Best-of-N vs CNTP (GSM8K):

N	2	5	10	20	40
Best-of-N (Full-Answer PPL)	79.2	79.5	78.2	77.3	76.1
CNTP	—	—	81.6	—	—

Full-answer level perplexity selection performs worse than CNTP's sentence-level local selection.

Key Findings¶

CNTP comprehensively outperforms greedy and stochastic decoding in single-chain settings: +5.6% over greedy on MATH, and +5.7% truthfulness on TruthfulQA.
Orthogonal and complementary to SC: CNTP + SC outperforms pure SC on most tasks.
Entropy is the best uncertainty metric: By considering the full vocabulary distribution, it surpasses heuristic methods based on top-1/top-2 probabilities.
Sentence-level rather than full-answer-level PPL selection is crucial: Using full-answer PPL in Best-of-N actually leads to performance degradation.
Equally effective in multimodal domains: Yields improvements on both LLaVA-CoT and Llama-3.2-Vision.
There exists an optimal range for \(N_{max}\): Around \([10, 30]\), beyond which an exploration-exploitation imbalance occurs.

Highlights & Insights¶

The human analogy is intuitive and effective: "when uncertain, explore more paths and select the one with highest confidence"—this is the core philosophy of CNTP.
Sentence-level local optimality is a key innovation: truncating at punctuation marks is more effective than doing so at the token level or full-answer level.
As a training-free method, CNTP can be applied plug-and-play to any autoregressive model, ensuring extremely low deployment cost.
Similar in spirit to Entropix (concurrent work) but with key differences: CNTP features punctuation-based termination and positive-correlation sampling strategies.

Limitations & Future Work¶

Introduces additional token computation.

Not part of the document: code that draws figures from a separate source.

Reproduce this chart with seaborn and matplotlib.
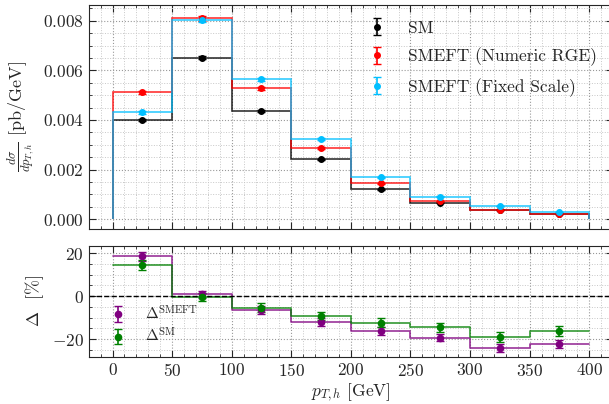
import matplotlib
matplotlib.use("Agg")
import matplotlib.pyplot as plt
import numpy as np
import seaborn as sns
from matplotlib.ticker import MultipleLocator

# bins in p_T,h [GeV]
edges = [0, 50, 100, 150, 200, 250, 300, 350, 400]
centers = [25, 75, 125, 175, 225, 275, 325, 375]

# dsigma/dpT [pb/GeV]
sm = [0.00400, 0.00651, 0.00436, 0.00241, 0.00121, 0.00065, 0.00036, 0.00020]
sm_err = [0.00004, 0.00005, 0.00004, 0.00003, 0.00002, 0.00002, 0.00001, 0.00001]
smeft_rge = [0.00511, 0.00810, 0.00527, 0.00285, 0.00144, 0.00071, 0.00037, 0.00021]
smeft_rge_err = [0.00006, 0.00009, 0.00006, 0.00004, 0.00003, 0.00002, 0.00001, 0.00001]
smeft_fixed = [0.00430, 0.00803, 0.00565, 0.00323, 0.00168, 0.00090, 0.00052, 0.00028]
smeft_fixed_err = [0.00005, 0.00008, 0.00006, 0.00004, 0.00003, 0.00002, 0.00001, 0.00001]

# relative differences [%]
delta_smeft = [18.5, 0.8, -6.5, -12.0, -16.2, -19.3, -24.2, -22.3]
delta_smeft_err = [2.0, 1.8, 1.8, 1.8, 1.8, 1.8, 1.8, 1.8]
delta_sm = [14.5, -0.4, -5.3, -9.2, -12.4, -14.6, -19.0, -16.3]
delta_sm_err = [2.4, 2.0, 2.0, 2.0, 2.2, 2.2, 2.4, 2.4]

sns.set_style("ticks")
plt.rcParams["font.family"] = "serif"
plt.rcParams["font.serif"] = ["cmr10"]
plt.rcParams["mathtext.fontset"] = "cm"
plt.rcParams["axes.formatter.use_mathtext"] = True
plt.rcParams["font.size"] = 12.5

fig = plt.figure(figsize=(6.09, 4.04), dpi=100)
ax1 = fig.add_axes([0.1456, 0.4332, 0.861, 0.5552])
ax2 = fig.add_axes([0.1456, 0.1171, 0.861, 0.2747])

cyan = "#00bfff"
series = [("SM", sm, sm_err, "black"),
          ("SMEFT (Numeric RGE)", smeft_rge, smeft_rge_err, "red"),
          ("SMEFT (Fixed Scale)", smeft_fixed, smeft_fixed_err, cyan)]
for lab, vals, err, col in series:
    ax1.stairs(vals, edges, baseline=0, color=col, lw=1.2, alpha=0.8)
    ax1.errorbar(centers, vals, yerr=err, fmt="o", color=col, ms=4,
                 capsize=3, elinewidth=1.2, label=lab)
ax1.legend(loc="upper right", frameon=False, fontsize=12.5, labelspacing=0.68)
ax1.set_xlim(-20, 420)
ax1.set_ylim(-0.0004, 0.00865)
ax1.set_ylabel(r"$\frac{d\sigma}{dp_{T,h}}$ [pb/GeV]", fontsize=13)
ax1.set_xticklabels([])

for lab, vals, err, col in [(r"$\Delta^{\rm SMEFT}$", delta_smeft, delta_smeft_err, "purple"),
                            (r"$\Delta^{\rm SM}$", delta_sm, delta_sm_err, "green")]:
    sns.lineplot(x=edges, y=list(vals) + [vals[-1]], drawstyle="steps-post",
                 color=col, lw=1.2, alpha=0.8, ax=ax2)
    ax2.errorbar(centers, vals, yerr=err, fmt="o", color=col, ms=4.5,
                 capsize=3, elinewidth=1.2, label=lab)
ax2.axhline(0, color="black", ls="--", lw=1)
ax2.legend(loc="lower left", frameon=False, fontsize=11, labelspacing=0.3,
           bbox_to_anchor=(0, -0.02))
ax2.set_xlim(-20, 420)
ax2.set_ylim(-28.2, 23.5)
ax2.set_xlabel(r"$p_{T,h}$ [GeV]", labelpad=2)
ax2.set_ylabel(r"$\Delta$  [%]", fontsize=13)

for ax in (ax1, ax2):
    ax.xaxis.set_major_locator(MultipleLocator(50))
    ax.xaxis.set_minor_locator(MultipleLocator(10))
    ax.tick_params(which="both", direction="in", top=True, right=True)
    ax.tick_params(which="major", length=5)
    ax.tick_params(which="minor", length=2.5)
    ax.grid(which="major", ls=":", color="0.6", lw=0.8)
    ax.grid(which="minor", ls=":", color="0.78", lw=0.7)
    ax.set_axisbelow(True)
ax1.yaxis.set_major_locator(MultipleLocator(0.002))
ax1.yaxis.set_minor_locator(MultipleLocator(0.0005))
ax2.yaxis.set_major_locator(MultipleLocator(20))
ax2.yaxis.set_minor_locator(MultipleLocator(5))

fig.savefig("out.png", dpi=100)
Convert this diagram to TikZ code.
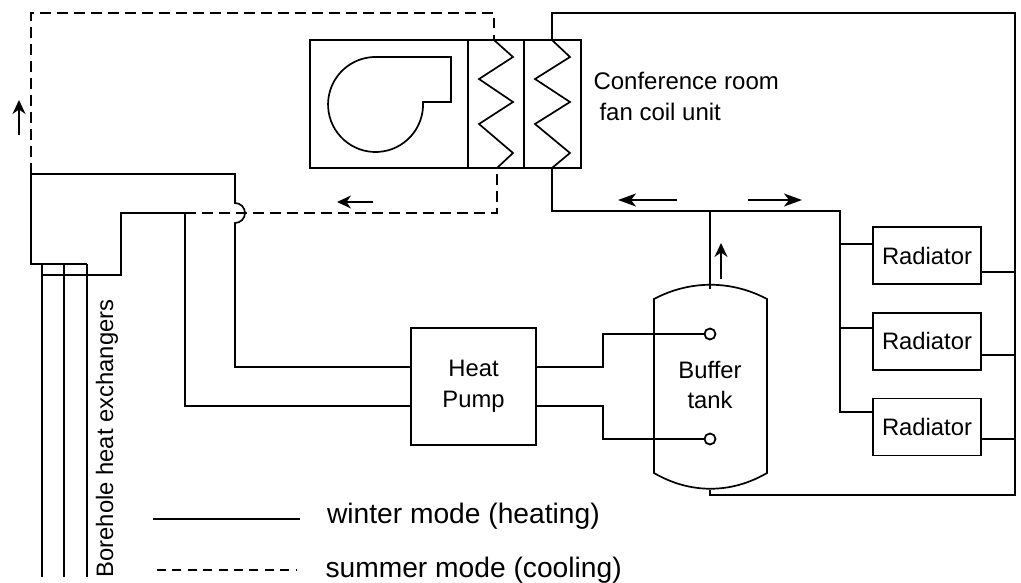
\documentclass[tikz,border=0pt]{standalone}
\usepackage{fontspec}
\setmainfont{Liberation Sans}
\usetikzlibrary{positioning}
\usetikzlibrary{calc}
\usetikzlibrary{arrows.meta}

\begin{document}
\begin{tikzpicture}[x=1pt, y=-1pt,
        pipe/.style={line width=1.7pt, line join=miter},
        cool/.style={pipe, dash pattern=on 10.5pt off 6.5pt},
        flow/.style={-{Stealth[length=14pt, width=13pt, inset=4.5pt]}, line width=1.6pt},
        BOX/.style={rectangle, draw=black, fill=white, line width=1.7pt, inner sep=0pt, align=center, font=\fontsize{23.8}{31}\selectfont},
        RAD/.style={BOX, minimum width=108pt, minimum height=57pt},
        PORT/.style={circle, draw, line width=1.8pt, minimum size=11pt, inner sep=0pt}]
        \useasboundingbox (0,0) rectangle (1021,583);

        % fan coil unit
        \draw[pipe] (310,40) rectangle (581,168);
        \draw[pipe] (468,40) -- (468,168);
        \draw[pipe] (524,40) -- (524,168);
        \coordinate (Cool1) at (494,40);
        \coordinate (Cool2) at (497,168);
        \coordinate (Heat1) at (552,40);
        \coordinate (Heat2) at (552,168);
        \draw[pipe] (Cool1) -- (513,57) -- (479,79) -- (513,102) -- (479,124) -- (513,153) -- (Cool2);
        \draw[pipe] (Heat1) -- (570,57) -- (535,79) -- (570,102) -- (535,124) -- (570,153) -- (Heat2);
        \draw[pipe] (375.5,57) -- (451,57) -- (451,102) -- (423,102) arc[start angle=-3, end angle=270, radius=47.5] -- cycle;
        \node[anchor=west, align=left, font=\fontsize{24}{31}\selectfont] (fcu) at (590,96) {Conference room\\ \hspace*{6pt}fan coil unit};

        % heat pump and tank
        \node[BOX, minimum width=125pt, minimum height=117pt] (HP) at (473.5,386.5) {Heat\\Pump};
        \draw[pipe] (654,299) .. controls (690,280) and (731,280) .. (767,299) -- (767,473) .. controls (731,494) and (690,494) .. (654,473) -- cycle;
        \node[align=center, font=\fontsize{23.8}{30}\selectfont] (tank) at (710,385) {Buffer\\tank};
        \node[PORT] (P1) at (710,334) {};
        \node[PORT] (P2) at (710,439) {};
        \coordinate (TankTop) at (710,289);
        \coordinate (TankBot) at (710,490);

        % radiators
        \node[RAD] (R1) at (927,255.5) {Radiator};
        \node[RAD, below = 27pt of R1] (R2) {Radiator};
        \node[RAD, below = 27pt of R2] (R3) {Radiator};

        % winter circuit
        \coordinate (Riser) at (1015,13);
        \coordinate (Main) at (840,211);
        \coordinate (Tee) at (710,211);
        \draw[pipe] (Heat1) -- (552,13) -- (Riser) -- (1015,495) -- (710,495) -- (TankBot);
        \draw[pipe] (Heat2) -- (552,211) -- (Main) -- (840,412) -- (873,412);
        \draw[pipe] (840,244) -- (873,244);
        \draw[pipe] (840,328) -- (873,328);
        \draw[pipe] (Tee) -- (TankTop);
        \draw[pipe] (981,272) -- (1015,272);
        \draw[pipe] (981,355) -- (1015,355);
        \draw[pipe] (981,439) -- (1015,439);
        \draw[pipe] (536,367) -- (603,367) -- (603,334) -- (P1);
        \draw[pipe] (536,406) -- (603,406) -- (603,439) -- (P2);

        % boreholes
        \coordinate (J1) at (31,174);
        \coordinate (J2) at (185,213);
        \coordinate (J3) at (121,213);
        \draw[pipe] (J1) -- (235,174) -- (235,203) arc[start angle=-90, end angle=90, radius=10] -- (235,367) -- (411,367);
        \draw[pipe] (J1) -- (31,264) -- (87,264);
        \draw[pipe] (42,275) -- (121,275) -- (J3) -- (J2) -- (185,406) -- (411,406);
        \foreach \bx in {42,64,87}
            \draw[pipe] (\bx,264) -- (\bx,577);
        \node[rotate=90, anchor=west, font=\fontsize{23.8}{28}\selectfont] (bore) at (107,581) {Borehole heat exchangers};

        % summer circuit
        \draw[cool] (J1) -- (31,13) -- (494,13) -- (Cool1);
        \draw[cool] (J2) -- (497,213) -- (Cool2);

        % flow arrows
        \draw[flow] (19,135) -- (19,100);
        \draw[flow] (373,202) -- (337,202);
        \draw[flow, -{Stealth[length=18pt, width=13pt, inset=5pt]}] (677,200) -- (618,200);
        \draw[flow, -{Stealth[length=18pt, width=13pt, inset=5pt]}] (748,200) -- (802,200);
        \draw[flow] (721,279) -- (721,243);

        % legend
        \coordinate (L1) at (153,519);
        \coordinate (L2) at (300,519);
        \coordinate (L3) at (157,570);
        \coordinate (L4) at (297,570);
        \draw[pipe] (L1) -- (L2);
        \draw[pipe, dash pattern=on 9pt off 6.4pt] (L3) -- (L4);
        \node[anchor=base west, font=\fontsize{28.2}{32}\selectfont] (winter) at (323.5,523) {winter mode (heating)};
        \node[anchor=base west, font=\fontsize{28.2}{32}\selectfont] (summer) at (322,577) {summer mode (cooling)};
    \end{tikzpicture}
\end{document}
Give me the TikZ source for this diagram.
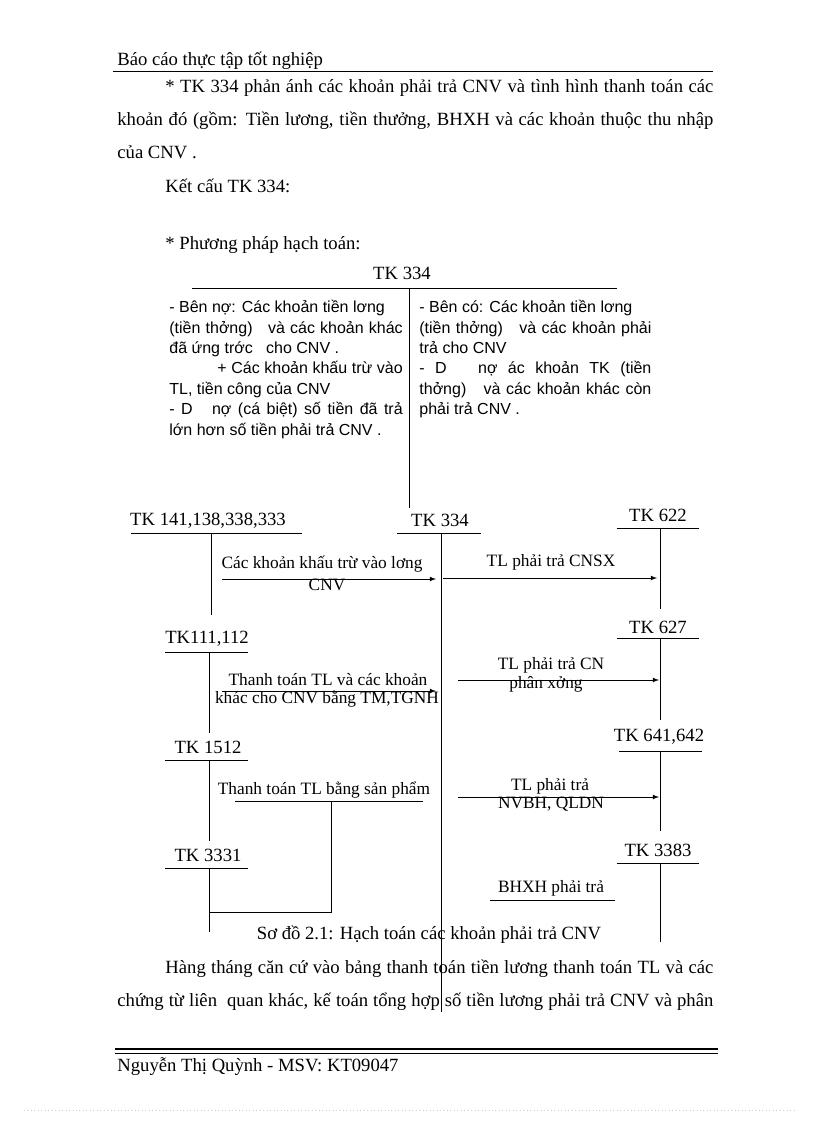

Although much lower than Beam Search or SC, it still increases inference latency.
The hyperparameters \(H_{min}=0.01\), \(H_{max}=1.5\), and \(N_{max}=10\) are fixed across all experiments and have not been tuned for different tasks or models.
Experimented only on medium-scale models (\(\le\) 11B), with no evaluations on LLMs larger than 70B.
The choice of punctuation set may depend on the language or task, and its cross-lingual generalization remains to be verified.
Can be combined with speculative decoding or vLLM to further accelerate inference.

Complementary to Self-Consistency: SC votes at the full-chain level, while CNTP optimizes at the sub-sentence level; the combination of the two yields the best performance.
Parallel to Entropix: Both leverage entropy to guide sampling strategies, but CNTP uniquely introduces the punctuation-based termination mechanism and positive-correlation sampling.
Distinction from CoT / ToT: Does not rely on prompt engineering or search tree structures, operating purely at the decoding level.
Insights: CNTP could be extended to non-text domains, such as autoregressive image generation, in the future.

Rating¶

Dimension	Score
Novelty	⭐⭐⭐⭐ Novel concept of sentence-level entropy-adaptive sampling
Experimental Thoroughness	⭐⭐⭐⭐ 6 datasets + multiple models + ablation study
Value	⭐⭐⭐⭐ Training-free and plug-and-play
Writing Quality	⭐⭐⭐⭐ Clear motivation, solid combination of theory and experiments
Overall Recommendation	⭐⭐⭐⭐